Consider another example: The federal government, through CMHC, currently offers low-interest loans for qualifying projects with below-market housing. Alternatively, CMHC could raise interest rates while eliminating affordability mandates. If the loan subsidy equates to a $200,000 rent discount, CMHC could increase interest payments by that same amount. This new revenue could then be used by the government to fund social needs more broadly and equitably, instead of the benefit being concentrated among a privileged few recipients selected by the developer.
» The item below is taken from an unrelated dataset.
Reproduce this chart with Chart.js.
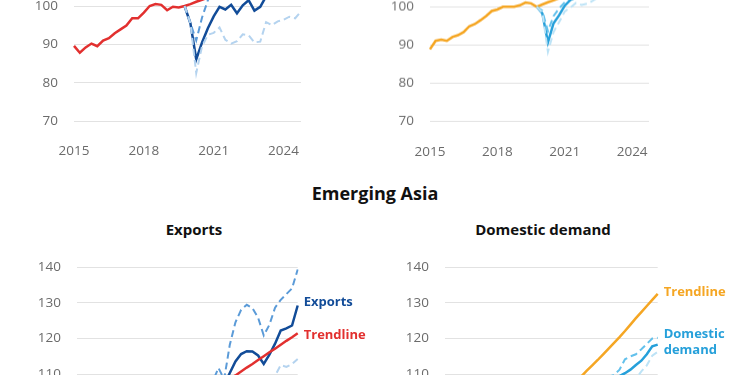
<!DOCTYPE html>
<html>
<head>
<meta charset="utf-8">
<script src="https://cdn.jsdelivr.net/npm/chart.js@4.4.1/dist/chart.umd.min.js"></script>
<style>
  html, body { margin: 0; padding: 0; background: #fff; }
  body { width: 750px; height: 375px; overflow: hidden; position: relative; font-family: "Open Sans", sans-serif; }
  .box { position: absolute; }
  .title { position: absolute; font-weight: 700; color: #111; white-space: nowrap; transform: translate(-50%, -50%); }
</style>
</head>
<body>
<div class="title" style="left:375px; top:193px; font-size:18px;">Emerging Asia</div>
<div class="title" style="left:194px; top:229px; font-size:15px;">Exports</div>
<div class="title" style="left:543px; top:229px; font-size:15px;">Domestic demand</div>

<div class="box" style="left:0px; top:-139px; width:321px; height:300px;"><canvas id="topLeft"></canvas></div>
<div class="box" style="left:375px; top:-137.6px; width:294px; height:298.6px;"><canvas id="topRight"></canvas></div>
<div class="box" style="left:0px; top:237.3px; width:370px; height:284px;"><canvas id="asiaExports"></canvas></div>
<div class="box" style="left:375px; top:236.7px; width:375px; height:284.6px;"><canvas id="asiaDemand"></canvas></div>

<script>
// quarters shown on every panel (index: 2019Q4 = 100)
const quarters = [
  '2015Q1','2015Q2','2015Q3','2015Q4','2016Q1','2016Q2','2016Q3','2016Q4',
  '2017Q1','2017Q2','2017Q3','2017Q4','2018Q1','2018Q2','2018Q3','2018Q4',
  '2019Q1','2019Q2','2019Q3','2019Q4','2020Q1','2020Q2','2020Q3','2020Q4',
  '2021Q1','2021Q2','2021Q3','2021Q4','2022Q1','2022Q2','2022Q3','2022Q4',
  '2023Q1','2023Q2','2023Q3','2023Q4','2024Q1','2024Q2','2024Q3','2024Q4'
];
const tickYears = ['2015', '2018', '2021', '2024'];
const N = null;

// top left panel
const tlTrend = [89.6, 87.8, 89.2, 90.2, 89.5, 91.0, 91.6, 92.9, 93.9, 94.9, 96.8, 96.8, 98.3, 100.0, 100.5, 100.3, 98.9, 99.8, 99.6, 100.0,
  100.5, 101.1, 101.6, 102.2, 102.7, 103.3, 103.8, 104.4, 104.9, 105.5, 106.0, 106.6, 107.1, 107.7, 108.2, 108.8, 109.3, 109.9, 110.4, 111.0];
const tlActual = [N, N, N, N, N, N, N, N, N, N, N, N, N, N, N, N, N, N, N, 100.0,
  95.5, 86.1, 90.5, 94.2, 97.3, 99.8, 99.1, 100.3, 98.1, 100.2, 101.5, 98.8, 99.8, 102.5, 103.5, 104.0, 105.0, 105.5, 106.0, 107.0];
const tlUpper = [N, N, N, N, N, N, N, N, N, N, N, N, N, N, N, N, N, N, N, 100.0,
  95.5, 91.0, 97.0, 101.5, 104.5, 106.0, 107.0, 108.0, 108.5, 110.0, 111.0, 110.0, 110.5, 112.0, 113.0, 114.0, 115.0, 115.5, 116.0, 117.0];
const tlLower = [N, N, N, N, N, N, N, N, N, N, N, N, N, N, N, N, N, N, N, 100.0,
  95.5, 82.5, 89.5, 92.5, 93.0, 94.4, 91.2, 90.2, 90.8, 92.6, 92.4, 90.5, 90.7, 95.8, 95.0, 96.0, 96.4, 97.2, 96.8, 98.6];

// top right panel
const trTrend = [88.9, 91.1, 91.4, 91.1, 92.1, 92.6, 93.4, 94.9, 95.5, 96.5, 97.6, 98.9, 99.3, 100.0, 100.0, 100.0, 100.4, 101.1, 100.9, 100.0,
  100.6, 101.2, 101.7, 102.3, 102.9, 103.4, 104.0, 104.6, 105.1, 105.7, 106.3, 106.8, 107.4, 108.0, 108.5, 109.1, 109.7, 110.2, 110.8, 111.4];
const trActual = [N, N, N, N, N, N, N, N, N, N, N, N, N, N, N, N, N, N, N, 100.0,
  98.3, 90.7, 95.7, 97.8, 100.3, 101.8, 102.5, 103.0, 103.5, 104.0, 104.6, 105.0, 105.5, 106.0, 106.4, 106.8, 107.2, 107.6, 108.0, 108.3];
const trUpper = [N, N, N, N, N, N, N, N, N, N, N, N, N, N, N, N, N, N, N, 100.0,
  99.0, 93.6, 97.6, 99.6, 101.2, 102.5, 103.5, 104.2, 104.8, 105.4, 106.0, 106.5, 107.0, 107.6, 108.0, 108.5, 109.0, 109.4, 109.8, 110.2];
const trLower = [N, N, N, N, N, N, N, N, N, N, N, N, N, N, N, N, N, N, N, 100.0,
  98.5, 88.2, 93.4, 96.0, 98.8, 99.8, 101.0, 100.5, 100.8, 101.6, 102.5, 103.0, 103.4, 103.9, 104.3, 104.8, 105.2, 105.6, 106.0, 106.4];

// Emerging Asia: exports
const exTrend = [85.0, 84.0, 85.2, 86.5, 86.0, 87.5, 88.8, 90.5, 91.5, 93.0, 94.5, 95.5, 96.8, 98.0, 99.2, 99.5, 98.8, 99.3, 99.6, 100.0,
  101.1, 102.1, 103.2, 104.3, 105.4, 106.4, 107.5, 108.6, 109.6, 110.7, 111.8, 112.8, 113.9, 115.0, 116.1, 117.1, 118.2, 119.3, 120.3, 121.4];
const exActual = [N, N, N, N, N, N, N, N, N, N, N, N, N, N, N, N, N, N, N, 100.0,
  96.0, 90.0, 97.0, 103.0, 106.0, 108.5, 107.0, 110.3, 113.5, 115.6, 116.4, 116.3, 115.2, 112.8, 115.4, 118.5, 122.2, 122.8, 123.6, 129.2];
const exUpper = [N, N, N, N, N, N, N, N, N, N, N, N, N, N, N, N, N, N, N, 100.0,
  97.0, 93.0, 100.0, 105.0, 108.0, 111.7, 108.5, 118.2, 124.5, 128.0, 129.4, 128.5, 125.8, 120.8, 123.8, 128.6, 130.8, 132.4, 134.0, 139.3];
const exLower = [N, N, N, N, N, N, N, N, N, N, N, N, N, N, N, N, N, N, N, 100.0,
  95.0, 85.0, 92.0, 97.0, 99.0, 101.0, 99.0, 103.0, 105.0, 106.0, 106.5, 106.0, 105.0, 104.0, 107.0, 109.5, 112.5, 112.0, 112.8, 114.2];

// Emerging Asia: domestic demand
const ddTrend = [76.5, 77.8, 79.2, 80.5, 81.8, 83.0, 84.3, 85.6, 87.0, 88.3, 89.6, 90.8, 92.0, 93.3, 94.5, 95.7, 96.9, 98.0, 99.0, 100.0,
  101.5, 103.0, 104.6, 106.1, 107.8, 109.4, 111.0, 112.5, 114.0, 115.6, 117.2, 118.8, 120.4, 122.1, 123.9, 125.7, 127.4, 129.1, 130.8, 132.5];
const ddActual = [N, N, N, N, N, N, N, N, N, N, N, N, N, N, N, N, N, N, N, 100.0,
  97.0, 92.0, 96.0, 99.0, 101.0, 102.5, 103.5, 104.5, 105.5, 106.5, 107.5, 108.5, 109.5, 110.3, 111.3, 112.6, 113.8, 115.6, 117.8, 118.3];
const ddUpper = [N, N, N, N, N, N, N, N, N, N, N, N, N, N, N, N, N, N, N, 100.0,
  97.5, 94.0, 98.0, 101.0, 103.0, 104.5, 105.5, 106.5, 107.5, 108.5, 109.3, 109.8, 111.3, 114.2, 115.0, 115.6, 117.0, 118.5, 120.0, 120.2];
const ddLower = [N, N, N, N, N, N, N, N, N, N, N, N, N, N, N, N, N, N, N, 100.0,
  96.0, 89.0, 93.0, 96.0, 98.0, 99.5, 100.5, 101.5, 102.5, 103.5, 104.5, 105.5, 106.3, 107.0, 107.8, 108.7, 110.8, 112.5, 115.2, 116.3];

const FONT = '"Open Sans", sans-serif';

// writes the series names next to the last point of a line
const endLabels = {
  id: 'endLabels',
  afterDatasetsDraw(chart, args, opts) {
    const items = opts.items || [];
    const ctx = chart.ctx;
    items.forEach(item => {
      const ds = chart.data.datasets[item.dataset];
      const last = ds.data[ds.data.length - 1];
      const y = chart.scales.y.getPixelForValue(last) + (item.dy || 0);
      ctx.save();
      ctx.font = 'bold 13px ' + FONT;
      ctx.fillStyle = item.color || ds.borderColor;
      ctx.textBaseline = 'middle';
      ctx.textAlign = 'left';
      item.lines.forEach((t, i) => ctx.fillText(t, chart.chartArea.right + 6, y + i * 15.5));
      ctx.restore();
    });
  }
};

function solid(data, color) {
  return { data: data, borderColor: color, borderWidth: 2.5, pointRadius: 0, tension: 0, fill: false };
}
function dashed(data, color) {
  return { data: data, borderColor: color, borderWidth: 2, borderDash: [7, 4], pointRadius: 0, tension: 0, fill: false };
}

function makeChart(id, datasets, cfg) {
  const ctx = document.getElementById(id).getContext('2d');
  return new Chart(ctx, {
    type: 'line',
    data: { labels: quarters, datasets: datasets },
    plugins: [endLabels],
    options: {
      responsive: true,
      maintainAspectRatio: false,
      animation: false,
      devicePixelRatio: 1,
      // top padding is larger than the y scale's own padding so the plot top is predictable
      layout: { padding: { top: 30, right: cfg.padRight, bottom: 0, left: 0 } },
      plugins: {
        legend: { display: false },
        tooltip: { enabled: false },
        endLabels: { items: cfg.labels || [] }
      },
      scales: {
        x: {
          grid: { display: false },
          border: { display: false },
          afterFit: s => { s.height = 40; },
          ticks: {
            autoSkip: false,
            maxRotation: 0,
            padding: 14,
            color: '#6b6b6b',
            font: { family: FONT, size: 13.5 },
            callback: function (val) {
              const l = this.getLabelForValue(val);
              return l.endsWith('Q1') && tickYears.includes(l.slice(0, 4)) ? l.slice(0, 4) : '';
            }
          }
        },
        y: {
          min: cfg.min,
          max: cfg.max,
          afterFit: s => { s.width = cfg.axisWidth; },
          border: { display: false },
          grid: { color: '#e2e2e2', lineWidth: 1, drawTicks: false },
          ticks: {
            stepSize: 10,
            padding: 16,
            color: '#6b6b6b',
            font: { family: FONT, size: 13.5 }
          }
        }
      }
    }
  });
}

makeChart('topLeft', [
  dashed(tlLower, '#b4d3ef'),
  dashed(tlUpper, '#5b9bd8'),
  solid(tlTrend, '#e2302f'),
  solid(tlActual, '#124c98')
], { min: 70, max: 130, axisWidth: 74, padRight: 20 });

makeChart('topRight', [
  dashed(trLower, '#bde3f6'),
  dashed(trUpper, '#63c1ec'),
  solid(trTrend, '#f5a623'),
  solid(trActual, '#26a0da')
], { min: 70, max: 130, axisWidth: 55, padRight: 20 });

makeChart('asiaExports', [
  dashed(exLower, '#b4d3ef'),
  dashed(exUpper, '#5b9bd8'),
  solid(exTrend, '#e2302f'),
  solid(exActual, '#124c98')
], {
  min: 80, max: 140, axisWidth: 77, padRight: 72.3,
  labels: [
    { dataset: 3, lines: ['Exports'], dy: -3 },
    { dataset: 2, lines: ['Trendline'], dy: 2 }
  ]
});

makeChart('asiaDemand', [
  dashed(ddLower, '#bde3f6'),
  dashed(ddUpper, '#63c1ec'),
  solid(ddTrend, '#f5a623'),
  solid(ddActual, '#26a0da')
], {
  min: 80, max: 140, axisWidth: 70, padRight: 92.3,
  labels: [
    { dataset: 2, lines: ['Trendline'], dy: -2 },
    { dataset: 3, lines: ['Domestic', 'demand'], dy: -10 }
  ]
});
</script>
</body>
</html>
The households receiving the benefit of below-market housing would likely be better off with cash benefits than discounts on brand new housing units. Households in need typically do not choose luxuries; they use any increased income to cover necessities. But new homes are a luxury, so a household in need that receives $500 per month might spend some of it on improved housing, but would likely direct most of the benefit to better food, transportation, or childcare. The household might be better off with less money, but with no restriction that the funds go to new housing.
The record suggests that imposing affordability and design requirements on the development community will lead to fewer homes being built, not more, and will contribute to inequities and market distortions. The question remains as to what government can do to increase housing supply, but imposing that duty solely on the development community clearly has contrary effects.
Thomas Davidoff, PH.D., is an Associate Professor in Strategy and Business Economics and Director of the UBC Centre for Urban Economics and Real Estate, at Sauder School of Business, University of British Columbia.